Plotting code records:
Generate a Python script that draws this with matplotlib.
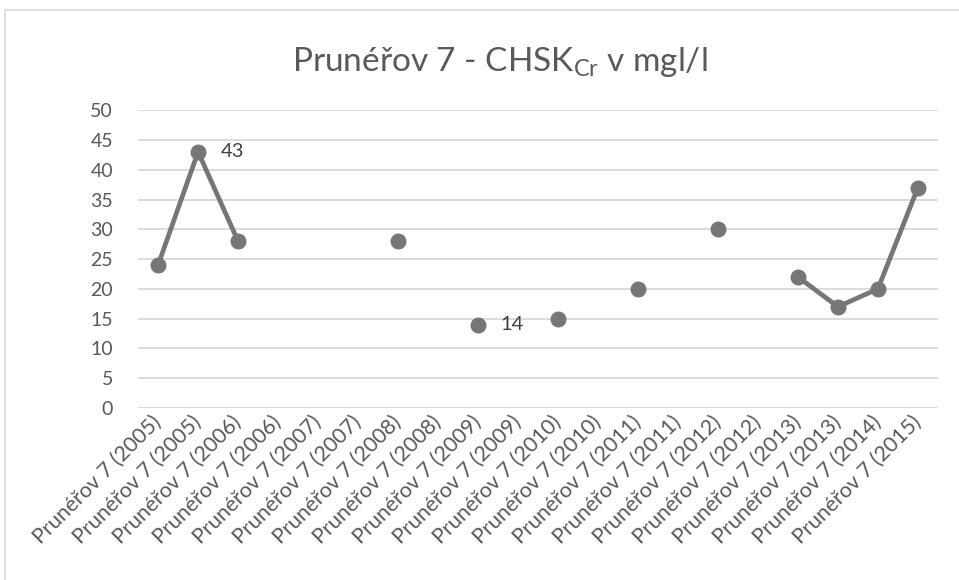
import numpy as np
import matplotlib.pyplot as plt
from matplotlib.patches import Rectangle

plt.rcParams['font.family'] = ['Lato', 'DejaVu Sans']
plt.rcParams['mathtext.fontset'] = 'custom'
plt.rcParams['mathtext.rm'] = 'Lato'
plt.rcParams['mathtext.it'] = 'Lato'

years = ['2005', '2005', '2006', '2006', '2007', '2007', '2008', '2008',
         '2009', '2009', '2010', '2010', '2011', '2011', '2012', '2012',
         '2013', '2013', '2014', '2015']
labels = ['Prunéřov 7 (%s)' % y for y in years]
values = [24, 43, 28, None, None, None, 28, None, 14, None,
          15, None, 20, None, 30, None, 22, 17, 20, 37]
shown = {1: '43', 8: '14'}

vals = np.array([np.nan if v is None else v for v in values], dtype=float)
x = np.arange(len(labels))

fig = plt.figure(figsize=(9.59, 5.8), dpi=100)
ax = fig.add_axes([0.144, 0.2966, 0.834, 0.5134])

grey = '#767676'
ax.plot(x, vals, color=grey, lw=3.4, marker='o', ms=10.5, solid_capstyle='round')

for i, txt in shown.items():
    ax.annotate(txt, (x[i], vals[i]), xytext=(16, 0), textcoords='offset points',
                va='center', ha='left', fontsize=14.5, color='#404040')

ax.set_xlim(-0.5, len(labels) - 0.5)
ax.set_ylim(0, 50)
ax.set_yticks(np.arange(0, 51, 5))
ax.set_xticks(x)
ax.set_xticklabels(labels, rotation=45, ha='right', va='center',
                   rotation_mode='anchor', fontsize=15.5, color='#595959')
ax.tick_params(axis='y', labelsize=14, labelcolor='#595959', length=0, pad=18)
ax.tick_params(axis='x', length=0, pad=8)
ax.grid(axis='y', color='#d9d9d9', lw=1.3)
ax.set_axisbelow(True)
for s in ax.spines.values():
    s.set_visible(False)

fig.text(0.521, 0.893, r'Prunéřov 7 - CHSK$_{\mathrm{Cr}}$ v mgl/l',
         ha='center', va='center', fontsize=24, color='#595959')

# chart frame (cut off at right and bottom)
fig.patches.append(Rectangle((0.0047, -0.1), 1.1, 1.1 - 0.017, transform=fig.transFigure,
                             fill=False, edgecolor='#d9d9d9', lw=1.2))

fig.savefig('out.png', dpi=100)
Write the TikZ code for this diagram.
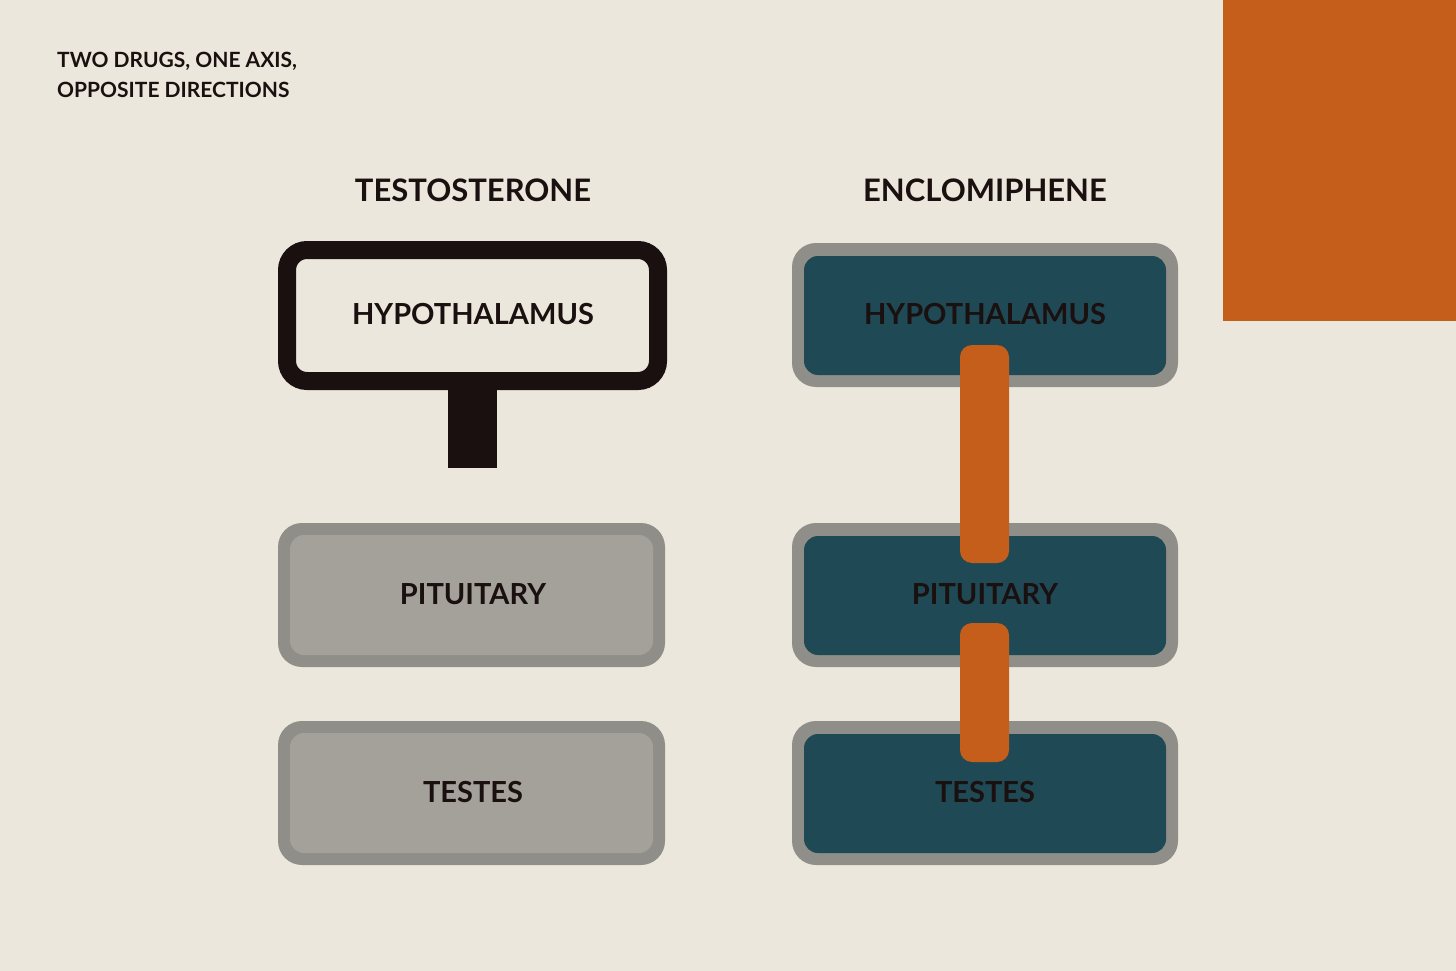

_DIRECTIONS_
Reproduce the data above word for word from its first line through the line that holds "plt.rcParams['mathtext.it'] = 'Lato'", both ends included; skip pictures.

_CORRECT OUTPUT_
Generate a Python script that draws this with matplotlib.
import numpy as np
import matplotlib.pyplot as plt
from matplotlib.patches import Rectangle

plt.rcParams['font.family'] = ['Lato', 'DejaVu Sans']
plt.rcParams['mathtext.fontset'] = 'custom'
plt.rcParams['mathtext.rm'] = 'Lato'
plt.rcParams['mathtext.it'] = 'Lato'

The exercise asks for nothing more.